Extreme flooding controlled by stream network organization and flow regime

Abstract

River floods are among the most common natural disasters worldwide, with substantial economic and humanitarian costs. Despite enormous efforts, gauging the risk of extreme floods with unprecedented magnitude is an outstanding challenge. Limited observational data from very high-magnitude flood events hinders prediction efforts and the identification of discharge thresholds marking the rise of progressively larger floods, termed flood divides. Combining long hydroclimatic records and a process-based model for flood hazard assessment, here we demonstrate that the spatial organization of stream networks and the river flow regime control the appearance of flood divides and extreme floods.
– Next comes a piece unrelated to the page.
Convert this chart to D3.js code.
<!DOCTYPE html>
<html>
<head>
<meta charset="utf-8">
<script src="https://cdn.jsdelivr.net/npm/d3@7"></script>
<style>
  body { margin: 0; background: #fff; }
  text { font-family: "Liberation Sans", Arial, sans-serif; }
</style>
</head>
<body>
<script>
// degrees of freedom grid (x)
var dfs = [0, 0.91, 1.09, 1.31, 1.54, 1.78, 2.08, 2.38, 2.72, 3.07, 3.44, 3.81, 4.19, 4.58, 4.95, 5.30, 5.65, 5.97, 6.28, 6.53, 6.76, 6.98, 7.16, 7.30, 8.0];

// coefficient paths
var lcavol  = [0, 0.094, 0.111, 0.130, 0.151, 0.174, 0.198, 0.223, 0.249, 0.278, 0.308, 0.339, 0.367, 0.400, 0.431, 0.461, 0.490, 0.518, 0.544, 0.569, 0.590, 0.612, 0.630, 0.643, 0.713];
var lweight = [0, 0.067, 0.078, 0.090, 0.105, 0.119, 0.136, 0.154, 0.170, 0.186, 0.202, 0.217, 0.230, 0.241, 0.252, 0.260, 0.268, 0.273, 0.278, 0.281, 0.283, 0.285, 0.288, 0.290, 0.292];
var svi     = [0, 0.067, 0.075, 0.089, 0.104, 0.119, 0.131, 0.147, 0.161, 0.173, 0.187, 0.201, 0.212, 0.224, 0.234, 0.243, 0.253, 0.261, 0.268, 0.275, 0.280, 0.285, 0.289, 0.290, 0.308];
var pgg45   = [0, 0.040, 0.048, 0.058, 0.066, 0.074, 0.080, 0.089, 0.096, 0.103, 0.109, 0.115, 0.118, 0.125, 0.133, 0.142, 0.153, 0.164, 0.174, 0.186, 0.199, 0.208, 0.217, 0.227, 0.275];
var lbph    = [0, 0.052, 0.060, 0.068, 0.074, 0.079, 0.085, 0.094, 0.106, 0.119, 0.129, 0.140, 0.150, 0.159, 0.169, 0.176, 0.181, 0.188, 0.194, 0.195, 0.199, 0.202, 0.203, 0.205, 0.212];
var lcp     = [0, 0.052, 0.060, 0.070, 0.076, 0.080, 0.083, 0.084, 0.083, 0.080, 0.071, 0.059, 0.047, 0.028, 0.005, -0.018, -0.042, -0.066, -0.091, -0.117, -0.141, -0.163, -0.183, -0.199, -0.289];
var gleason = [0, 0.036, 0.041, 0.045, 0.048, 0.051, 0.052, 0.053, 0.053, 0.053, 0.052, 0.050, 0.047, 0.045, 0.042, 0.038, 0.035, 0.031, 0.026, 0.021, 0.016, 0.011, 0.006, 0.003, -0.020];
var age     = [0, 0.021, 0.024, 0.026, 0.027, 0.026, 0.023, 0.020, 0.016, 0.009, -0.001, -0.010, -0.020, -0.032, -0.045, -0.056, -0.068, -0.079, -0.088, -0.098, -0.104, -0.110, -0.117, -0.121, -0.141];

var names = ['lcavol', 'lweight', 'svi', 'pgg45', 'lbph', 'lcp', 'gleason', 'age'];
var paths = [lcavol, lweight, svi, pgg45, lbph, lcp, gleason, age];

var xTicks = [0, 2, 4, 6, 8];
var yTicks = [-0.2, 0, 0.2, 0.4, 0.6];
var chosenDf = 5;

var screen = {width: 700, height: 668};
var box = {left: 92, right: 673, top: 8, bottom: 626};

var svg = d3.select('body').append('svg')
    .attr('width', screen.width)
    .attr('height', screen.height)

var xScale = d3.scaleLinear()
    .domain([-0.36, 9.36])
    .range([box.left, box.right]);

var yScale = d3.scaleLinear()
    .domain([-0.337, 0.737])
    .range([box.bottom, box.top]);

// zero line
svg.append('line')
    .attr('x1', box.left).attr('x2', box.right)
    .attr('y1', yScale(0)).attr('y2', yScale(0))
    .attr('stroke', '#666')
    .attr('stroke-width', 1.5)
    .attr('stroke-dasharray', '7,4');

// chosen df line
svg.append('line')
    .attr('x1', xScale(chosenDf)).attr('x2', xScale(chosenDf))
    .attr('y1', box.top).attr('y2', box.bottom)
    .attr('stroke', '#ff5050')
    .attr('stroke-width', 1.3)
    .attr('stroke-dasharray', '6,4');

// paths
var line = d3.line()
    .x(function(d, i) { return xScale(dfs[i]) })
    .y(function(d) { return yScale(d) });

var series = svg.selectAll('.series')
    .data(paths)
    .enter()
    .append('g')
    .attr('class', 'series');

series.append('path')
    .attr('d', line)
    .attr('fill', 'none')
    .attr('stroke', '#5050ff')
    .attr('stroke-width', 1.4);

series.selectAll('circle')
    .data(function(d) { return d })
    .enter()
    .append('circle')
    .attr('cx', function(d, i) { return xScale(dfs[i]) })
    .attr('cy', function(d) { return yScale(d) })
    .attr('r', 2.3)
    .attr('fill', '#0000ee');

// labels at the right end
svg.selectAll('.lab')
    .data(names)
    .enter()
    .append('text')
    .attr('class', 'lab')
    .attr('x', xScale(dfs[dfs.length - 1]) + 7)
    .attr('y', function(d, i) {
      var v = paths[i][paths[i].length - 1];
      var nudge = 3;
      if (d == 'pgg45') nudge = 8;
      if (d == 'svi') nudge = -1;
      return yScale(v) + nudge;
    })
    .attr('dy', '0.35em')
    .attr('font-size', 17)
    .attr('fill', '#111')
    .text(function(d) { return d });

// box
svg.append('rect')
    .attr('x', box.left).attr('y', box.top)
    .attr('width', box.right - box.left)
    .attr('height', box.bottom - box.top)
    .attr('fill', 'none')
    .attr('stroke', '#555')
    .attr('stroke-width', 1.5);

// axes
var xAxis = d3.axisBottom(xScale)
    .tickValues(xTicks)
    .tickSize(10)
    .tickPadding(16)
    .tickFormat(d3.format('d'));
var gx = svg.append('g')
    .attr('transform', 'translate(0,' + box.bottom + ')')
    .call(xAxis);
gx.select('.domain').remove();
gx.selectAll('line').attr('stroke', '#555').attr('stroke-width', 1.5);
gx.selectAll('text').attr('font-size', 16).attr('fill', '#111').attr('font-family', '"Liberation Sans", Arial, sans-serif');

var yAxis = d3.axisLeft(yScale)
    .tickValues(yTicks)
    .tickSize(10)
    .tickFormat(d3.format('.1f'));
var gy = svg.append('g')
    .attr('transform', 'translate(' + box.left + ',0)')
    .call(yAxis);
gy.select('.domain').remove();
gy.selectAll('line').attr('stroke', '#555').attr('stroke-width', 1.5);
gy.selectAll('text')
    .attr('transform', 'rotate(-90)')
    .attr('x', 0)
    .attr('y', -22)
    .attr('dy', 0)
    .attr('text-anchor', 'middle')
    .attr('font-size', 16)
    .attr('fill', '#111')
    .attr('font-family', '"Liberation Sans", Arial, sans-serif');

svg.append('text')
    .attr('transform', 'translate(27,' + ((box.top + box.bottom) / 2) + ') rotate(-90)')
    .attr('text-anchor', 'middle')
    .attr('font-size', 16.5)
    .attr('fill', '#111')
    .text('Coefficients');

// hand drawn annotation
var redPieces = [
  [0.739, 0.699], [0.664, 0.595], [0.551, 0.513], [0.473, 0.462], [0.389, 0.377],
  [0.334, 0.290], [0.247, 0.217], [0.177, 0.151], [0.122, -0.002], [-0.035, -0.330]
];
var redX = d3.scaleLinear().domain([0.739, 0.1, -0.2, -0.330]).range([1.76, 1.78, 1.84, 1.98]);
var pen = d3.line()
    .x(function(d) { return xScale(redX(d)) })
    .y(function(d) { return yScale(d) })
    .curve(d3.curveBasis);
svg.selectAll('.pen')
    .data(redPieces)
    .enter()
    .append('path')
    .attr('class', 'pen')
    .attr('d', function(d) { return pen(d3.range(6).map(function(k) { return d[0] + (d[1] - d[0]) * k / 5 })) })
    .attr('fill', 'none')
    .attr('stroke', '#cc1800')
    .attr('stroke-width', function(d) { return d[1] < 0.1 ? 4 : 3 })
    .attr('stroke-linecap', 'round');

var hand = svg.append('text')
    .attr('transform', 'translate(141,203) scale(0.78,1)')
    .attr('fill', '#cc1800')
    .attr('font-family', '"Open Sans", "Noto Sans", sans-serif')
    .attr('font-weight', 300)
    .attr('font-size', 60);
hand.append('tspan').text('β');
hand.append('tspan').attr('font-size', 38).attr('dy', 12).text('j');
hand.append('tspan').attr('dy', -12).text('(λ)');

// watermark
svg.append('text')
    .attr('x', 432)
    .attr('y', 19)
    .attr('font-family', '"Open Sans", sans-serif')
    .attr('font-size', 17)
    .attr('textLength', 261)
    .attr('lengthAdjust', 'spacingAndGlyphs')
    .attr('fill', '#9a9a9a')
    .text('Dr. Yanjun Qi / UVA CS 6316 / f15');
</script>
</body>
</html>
In contrast with their ubiquitous attribution to extreme rainfall and anomalous antecedent conditions, we show that the propensity to generate extreme floods is well predicted by intrinsic properties of river basins. Most importantly, it can be assessed prior to the occurrence of catastrophes through measurable metrics of these properties derived from commonly available discharge data, namely the hydrograph recession exponent and the coefficient of variation of daily flows. These results highlight the propensity of certain rivers for generating extreme floods and demonstrate the importance of using hazard mapping tools that, rather than solely relying on past flood records, identify regions susceptible to the occurrence of extreme floods from ordinary discharge dynamics.